┏━━
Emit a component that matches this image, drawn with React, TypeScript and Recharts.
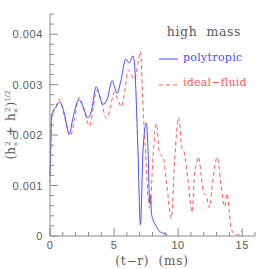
import React from 'react'
import { LineChart, Line, XAxis, YAxis } from 'recharts'

// time after retarded time (ms) and amplitude for the two EOS runs
const polyT = [0, 0.05, 0.12, 0.23, 0.45, 0.75, 1.1, 1.5, 1.8, 2.23, 2.6, 2.96, 3.25, 3.6, 3.85, 4.12, 4.45, 4.85, 5.05, 5.24, 5.55, 5.91, 6.17, 6.48, 6.61, 6.85, 7.06, 7.26, 7.52, 7.65, 7.78, 7.85, 7.92, 8.04, 8.3, 8.5, 8.7, 9.0, 9.15]
const polyH = [0.00118, 0.0017, 0.00235, 0.00247, 0.00255, 0.00266, 0.00245, 0.00202, 0.00235, 0.0027, 0.00255, 0.00234, 0.0025, 0.00296, 0.0028, 0.00261, 0.0027, 0.00308, 0.00295, 0.00283, 0.0031, 0.00351, 0.00343, 0.00357, 0.00336, 0.0018, 0.00022, 0.0017, 0.00224, 0.0017, 0.00065, 0.0008, 0.00045, 0.00032, 0.00019, 0.0001, 0.00007, 0.00004, 0.00002]

const fluidT = [0, 0.05, 0.12, 0.22, 0.45, 0.73, 1.1, 1.6, 1.9, 2.28, 2.7, 3.09, 3.35, 3.63, 3.9, 4.41, 4.7, 5.03, 5.3, 5.58, 5.85, 6.1, 6.35, 6.6, 6.85, 7.06, 7.26, 7.52, 7.65, 7.8, 8.04, 8.3, 8.56, 8.82, 9.1, 9.47, 9.73, 10.04, 10.3, 10.43, 10.77, 11.1, 11.28, 11.41, 11.6, 11.8, 12.0, 12.2, 12.45, 12.71, 13.05, 13.36, 13.62, 13.83, 14.0, 14.14, 14.4, 14.79, 14.92]
const fluidH = [0.00105, 0.0016, 0.0023, 0.00242, 0.00255, 0.00271, 0.0024, 0.00198, 0.0023, 0.00275, 0.00245, 0.00218, 0.0025, 0.00289, 0.00276, 0.00233, 0.00255, 0.00285, 0.0027, 0.00256, 0.0029, 0.00329, 0.0032, 0.0031, 0.0034, 0.00366, 0.00257, 0.00138, 0.00078, 0.00055, 0.00157, 0.00223, 0.00162, 0.00157, 0.00105, 0.00035, 0.00151, 0.00235, 0.00174, 0.0017, 0.00111, 0.00047, 0.00125, 0.0014, 0.00157, 0.0012, 0.00085, 0.0008, 0.00056, 0.00111, 0.00156, 0.00098, 0.00058, 0.00084, 0.00045, 0.00015, 0.00004, 0.00002, 0.0001]

const xTicks = [0, 1, 2, 3, 4, 5, 6, 7, 8, 9, 10, 11, 12, 13, 14, 15, 16]
const xLabels = [0, 5, 10, 15]
const yTicks = [0, 0.0002, 0.0004, 0.0006, 0.0008, 0.001, 0.0012, 0.0014, 0.0016, 0.0018, 0.002, 0.0022, 0.0024, 0.0026, 0.0028, 0.003, 0.0032, 0.0034, 0.0036, 0.0038, 0.004, 0.0042, 0.0044]
const yLabels = [0, 0.001, 0.002, 0.003, 0.004]

const polyData = polyT.map((t, i) => ({ t, h: polyH[i] }))
const fluidData = fluidT.map((t, i) => ({ t, h: fluidH[i] }))

const AXIS = '#8a8a8a'
const TEXT = '#5a5a5a'
const BLUE = '#4d4dff'
const RED = '#ff5a5a'
const SERIF = '"DejaVu Serif", serif'
const SANS = '"Liberation Sans", sans-serif'
const NB = '\u00a0'

const isLabel = (list: number[], v: number) => list.some(l => Math.abs(l - v) < 1e-9)

// ticks point into the plot, so draw them ourselves
const makeXTick = (dir: number, showLabel: boolean) => (props: any) => {
  const { x, y, payload } = props
  const major = isLabel(xLabels, payload.value)
  return (
    <g>
      <line x1={x} x2={x} y1={y} y2={y - dir * (major ? 8 : 4)} stroke={AXIS} />
      {showLabel && major && (
        <text x={x} y={y + 13} textAnchor="middle" fontSize={11} fontFamily={SANS} fill={TEXT} letterSpacing={0.6}>
          {payload.value}
        </text>
      )}
    </g>
  )
}

const makeYTick = (dir: number, showLabel: boolean) => (props: any) => {
  const { x, y, payload } = props
  const major = isLabel(yLabels, payload.value)
  return (
    <g>
      <line x1={x} x2={x + dir * (major ? 8 : 4)} y1={y} y2={y} stroke={AXIS} />
      {showLabel && major && (
        <text x={x - 7} y={y + 4} textAnchor="end" fontSize={11} fontFamily={SANS} fill={TEXT} letterSpacing={0.6}>
          {payload.value === 0 ? '0' : payload.value.toFixed(3)}
        </text>
      )}
    </g>
  )
}

export default function App() {
  return (
    <div style={{ position: 'absolute', left: 0, top: 0 }}>
      <LineChart width={269} height={269} margin={{ top: 14, right: 14, bottom: 0, left: 0 }}>
        <XAxis
          xAxisId="b"
          type="number"
          dataKey="t"
          domain={[0, 16]}
          ticks={xTicks}
          interval={0}
          height={33}
          stroke={AXIS}
          tickLine={false}
          tickSize={0}
          tickMargin={0}
          tick={makeXTick(1, true)}
        />
        <XAxis
          xAxisId="t"
          orientation="top"
          type="number"
          dataKey="t"
          domain={[0, 16]}
          ticks={xTicks}
          interval={0}
          height={0}
          stroke={AXIS}
          tickLine={false}
          tickSize={0}
          tickMargin={0}
          tick={makeXTick(-1, false)}
        />
        <YAxis
          yAxisId="l"
          type="number"
          domain={[0, 0.0044]}
          ticks={yTicks}
          interval={0}
          width={50}
          stroke={AXIS}
          tickLine={false}
          tickSize={0}
          tickMargin={0}
          tick={makeYTick(1, true)}
        />
        <YAxis
          yAxisId="r"
          orientation="right"
          type="number"
          domain={[0, 0.0044]}
          ticks={yTicks}
          interval={0}
          width={0}
          stroke={AXIS}
          tickLine={false}
          tickSize={0}
          tickMargin={0}
          tick={makeYTick(-1, false)}
        />
        <Line
          xAxisId="b"
          yAxisId="l"
          data={fluidData}
          dataKey="h"
          type="monotone"
          stroke={RED}
          strokeWidth={1}
          strokeDasharray="4 3"
          dot={false}
          isAnimationActive={false}
        />
        <Line
          xAxisId="b"
          yAxisId="l"
          data={polyData}
          dataKey="h"
          type="monotone"
          stroke={BLUE}
          strokeWidth={1}
          dot={false}
          isAnimationActive={false}
        />

        <text x={241} y={36} textAnchor="end" fontSize={12.5} fontFamily={SERIF} fill={TEXT} letterSpacing={0.6}>
          {`high${NB}${NB}mass`}
        </text>
        <line x1={159} x2={178} y1={59} y2={59} stroke={BLUE} />
        <text x={183} y={61} fontSize={11} fontFamily={SERIF} fill={BLUE} letterSpacing={0.3}>
          polytropic
        </text>
        <line x1={159} x2={178} y1={85} y2={85} stroke={RED} strokeDasharray="4 3" />
        <text x={183} y={86} fontSize={11} fontFamily={SERIF} fill={RED} letterSpacing={0.2}>
          ideal−fluid
        </text>

        <text x={152} y={265} textAnchor="middle" fontSize={12} fontFamily={SERIF} fill={TEXT} letterSpacing={0.8}>
          {`(t−r)${NB}${NB}(ms)`}
        </text>
        <text transform="translate(15,125) rotate(-90)" textAnchor="middle" fontSize={12} fontFamily={SERIF} fill={TEXT}>
          <tspan>(h</tspan>
          <tspan fontSize={7} dy={3}>+</tspan>
          <tspan fontSize={7} dx={-4.5} dy={-8}>2</tspan>
          <tspan dx={5} dy={5}>+</tspan>
          <tspan dx={5}>h</tspan>
          <tspan fontSize={7} dy={3}>×</tspan>
          <tspan fontSize={7} dx={-4.5} dy={-8}>2</tspan>
          <tspan dx={1} dy={5}>)</tspan>
          <tspan fontSize={7} dy={-5}>1/2</tspan>
        </text>
      </LineChart>
    </div>
  )
}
┗━━
WRITTEN TASK -
Pictures stay out. Print the data exactly, from its first line through the line containing "Line, XAxis, YAxis".

COMPLETE OUTPUT -
Emit a component that matches this image, drawn with React, TypeScript and Recharts.
import React from 'react'
import { LineChart, Line, XAxis, YAxis } from 'recharts'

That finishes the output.